Sebagian besar peserta pameran masih menghadirkan karya drawing yang merekam aktivitas masyarat. Bima Batutama, misalnya, menghadirkan sejumlah karya yang merekam aktivitas bakul-bakul di pasar. Beberapa perupa menghadirkan karya berupa potret diri atau rekaman situasi Yogya tempo dulu, seperti kawasan Tugu.

Totok Buchori mengusung dua karya, masing-masing “Dzuafa” (karya tahun 1983) dan “Manuk Guwek” (karya tahun 2010) berupa sosok Jemek Supardi dengan burung hantu bertengger di lengan kanannya.
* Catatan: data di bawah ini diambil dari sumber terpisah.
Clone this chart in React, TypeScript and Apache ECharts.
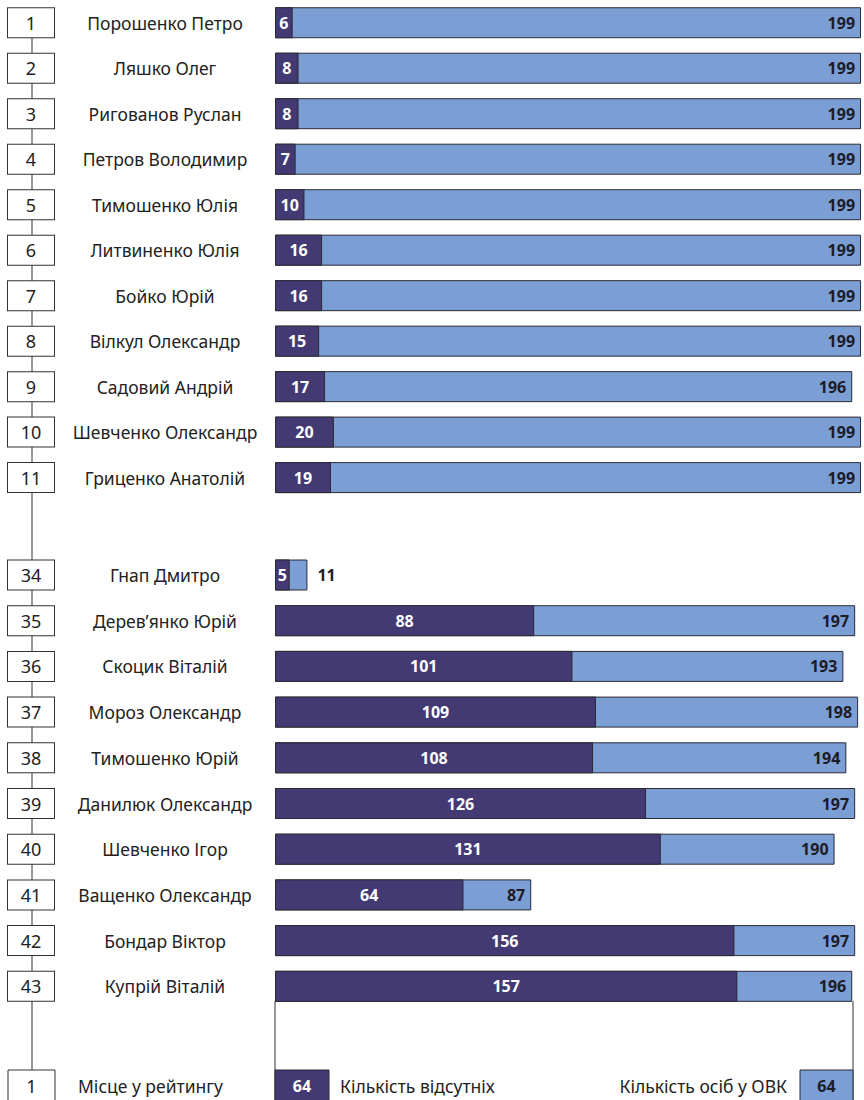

Sedangkan Nasirun mengusung dua karya, masing-masing “Piala Dunia Afrika” dan “Kaktus Menangis”, keduanya menggunakan bahan tinta Cina di atas kertas.

Yang menariuk justru karya Rifzikka Triputra, anggota Sanggar Bambu sejak tahun 1984. Alumnus Institut Seni Indonesia Yogyakarta tahun 1987 ini mengusung seri karya berjudul “Digital Teror”. Tiga diantaranya merespons iklan produk elektronik di koran.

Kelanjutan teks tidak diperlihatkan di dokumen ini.